[Data block start]
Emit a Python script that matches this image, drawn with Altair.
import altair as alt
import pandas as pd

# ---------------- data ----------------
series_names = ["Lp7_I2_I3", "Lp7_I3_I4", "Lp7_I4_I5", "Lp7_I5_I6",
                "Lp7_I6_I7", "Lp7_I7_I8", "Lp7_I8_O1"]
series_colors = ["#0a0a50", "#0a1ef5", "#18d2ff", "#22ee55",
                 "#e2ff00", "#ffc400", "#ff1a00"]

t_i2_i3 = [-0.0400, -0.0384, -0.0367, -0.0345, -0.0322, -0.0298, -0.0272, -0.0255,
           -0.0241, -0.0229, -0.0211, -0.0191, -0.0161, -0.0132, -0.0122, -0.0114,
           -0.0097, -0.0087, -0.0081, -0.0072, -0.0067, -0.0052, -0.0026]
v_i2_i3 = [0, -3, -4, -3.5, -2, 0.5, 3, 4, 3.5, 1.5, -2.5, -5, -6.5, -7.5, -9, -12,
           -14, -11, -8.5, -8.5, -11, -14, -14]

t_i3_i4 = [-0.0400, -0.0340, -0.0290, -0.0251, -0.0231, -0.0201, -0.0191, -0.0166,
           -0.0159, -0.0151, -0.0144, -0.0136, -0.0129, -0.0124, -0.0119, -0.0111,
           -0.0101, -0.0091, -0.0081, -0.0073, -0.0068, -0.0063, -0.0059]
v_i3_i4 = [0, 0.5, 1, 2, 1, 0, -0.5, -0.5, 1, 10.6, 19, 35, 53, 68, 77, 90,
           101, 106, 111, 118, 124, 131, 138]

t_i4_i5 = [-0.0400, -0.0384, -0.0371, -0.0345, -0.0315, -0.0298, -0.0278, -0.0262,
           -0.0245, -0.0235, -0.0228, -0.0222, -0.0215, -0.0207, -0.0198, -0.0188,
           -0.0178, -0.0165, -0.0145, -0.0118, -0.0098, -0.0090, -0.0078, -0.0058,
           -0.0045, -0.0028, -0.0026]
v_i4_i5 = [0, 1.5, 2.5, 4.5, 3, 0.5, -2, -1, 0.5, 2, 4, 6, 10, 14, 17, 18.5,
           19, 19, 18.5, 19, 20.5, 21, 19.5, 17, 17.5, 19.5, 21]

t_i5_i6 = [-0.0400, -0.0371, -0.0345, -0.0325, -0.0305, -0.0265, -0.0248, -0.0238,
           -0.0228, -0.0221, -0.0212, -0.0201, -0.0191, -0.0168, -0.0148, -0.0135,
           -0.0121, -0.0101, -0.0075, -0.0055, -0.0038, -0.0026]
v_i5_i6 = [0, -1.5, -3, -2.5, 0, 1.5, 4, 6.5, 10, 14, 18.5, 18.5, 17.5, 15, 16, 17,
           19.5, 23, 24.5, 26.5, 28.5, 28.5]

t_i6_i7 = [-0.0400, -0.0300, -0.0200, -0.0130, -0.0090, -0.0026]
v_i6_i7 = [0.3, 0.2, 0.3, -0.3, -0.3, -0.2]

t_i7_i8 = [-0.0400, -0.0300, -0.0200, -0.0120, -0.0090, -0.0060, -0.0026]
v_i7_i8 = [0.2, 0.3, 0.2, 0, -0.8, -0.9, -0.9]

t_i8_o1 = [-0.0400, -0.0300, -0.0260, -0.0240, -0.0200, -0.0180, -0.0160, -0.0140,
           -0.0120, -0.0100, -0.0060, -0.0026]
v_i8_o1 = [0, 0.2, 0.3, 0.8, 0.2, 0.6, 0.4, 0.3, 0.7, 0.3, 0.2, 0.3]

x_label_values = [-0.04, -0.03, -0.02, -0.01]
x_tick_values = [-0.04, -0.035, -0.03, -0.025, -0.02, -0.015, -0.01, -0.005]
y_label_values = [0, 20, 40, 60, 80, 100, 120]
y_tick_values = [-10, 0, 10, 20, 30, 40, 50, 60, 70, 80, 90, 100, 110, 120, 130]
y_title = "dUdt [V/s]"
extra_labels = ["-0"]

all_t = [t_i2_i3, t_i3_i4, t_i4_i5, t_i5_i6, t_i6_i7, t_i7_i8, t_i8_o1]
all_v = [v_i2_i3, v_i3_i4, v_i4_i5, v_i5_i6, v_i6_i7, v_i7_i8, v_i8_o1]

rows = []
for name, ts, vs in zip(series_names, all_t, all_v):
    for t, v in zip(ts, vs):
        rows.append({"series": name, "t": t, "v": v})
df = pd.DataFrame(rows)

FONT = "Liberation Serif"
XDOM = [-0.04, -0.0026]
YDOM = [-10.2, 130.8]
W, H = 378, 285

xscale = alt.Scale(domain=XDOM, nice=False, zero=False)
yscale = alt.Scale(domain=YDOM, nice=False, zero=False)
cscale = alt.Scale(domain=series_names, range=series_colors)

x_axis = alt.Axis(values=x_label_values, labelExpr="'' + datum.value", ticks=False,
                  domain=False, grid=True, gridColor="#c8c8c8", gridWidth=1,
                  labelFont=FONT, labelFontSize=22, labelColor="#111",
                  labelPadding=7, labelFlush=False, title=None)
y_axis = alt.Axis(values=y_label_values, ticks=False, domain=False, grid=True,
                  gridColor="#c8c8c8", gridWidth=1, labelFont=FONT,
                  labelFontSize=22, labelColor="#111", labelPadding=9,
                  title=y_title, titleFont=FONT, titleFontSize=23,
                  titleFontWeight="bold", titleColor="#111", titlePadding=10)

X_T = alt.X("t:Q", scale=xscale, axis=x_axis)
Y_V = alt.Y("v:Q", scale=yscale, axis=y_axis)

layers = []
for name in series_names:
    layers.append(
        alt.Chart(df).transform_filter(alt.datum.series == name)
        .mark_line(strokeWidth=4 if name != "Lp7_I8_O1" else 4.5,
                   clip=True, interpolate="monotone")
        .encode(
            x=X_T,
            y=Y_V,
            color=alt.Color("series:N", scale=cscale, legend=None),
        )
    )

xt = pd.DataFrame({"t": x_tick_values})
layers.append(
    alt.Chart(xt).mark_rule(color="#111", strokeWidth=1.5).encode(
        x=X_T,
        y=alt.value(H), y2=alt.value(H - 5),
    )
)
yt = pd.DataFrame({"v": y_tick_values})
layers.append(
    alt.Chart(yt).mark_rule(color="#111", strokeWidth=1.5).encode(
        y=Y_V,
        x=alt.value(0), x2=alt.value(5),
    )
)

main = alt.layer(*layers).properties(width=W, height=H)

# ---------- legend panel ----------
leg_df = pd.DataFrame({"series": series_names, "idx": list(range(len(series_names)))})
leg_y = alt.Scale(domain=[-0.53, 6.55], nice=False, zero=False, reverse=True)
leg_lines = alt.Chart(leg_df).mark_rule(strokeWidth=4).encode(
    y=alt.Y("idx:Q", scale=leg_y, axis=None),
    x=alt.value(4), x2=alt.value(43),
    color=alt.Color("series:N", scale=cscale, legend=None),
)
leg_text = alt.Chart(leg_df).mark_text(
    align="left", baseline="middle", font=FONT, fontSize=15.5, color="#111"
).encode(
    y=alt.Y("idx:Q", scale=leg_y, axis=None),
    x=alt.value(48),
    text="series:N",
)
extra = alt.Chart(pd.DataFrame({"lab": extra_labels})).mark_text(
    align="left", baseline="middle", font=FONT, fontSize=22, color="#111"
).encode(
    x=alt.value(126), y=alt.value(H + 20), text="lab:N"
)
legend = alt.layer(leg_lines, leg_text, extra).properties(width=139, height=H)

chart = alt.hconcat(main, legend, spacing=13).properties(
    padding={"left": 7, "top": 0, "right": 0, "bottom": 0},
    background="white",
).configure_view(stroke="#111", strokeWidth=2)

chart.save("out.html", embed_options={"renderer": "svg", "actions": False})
[Data block end]
Stated task: Lines from the start of the material above through the line containing "import pandas as pd" are to be duplicated exactly, and only those.

Exercise output:
Emit a Python script that matches this image, drawn with Altair.
import altair as alt
import pandas as pd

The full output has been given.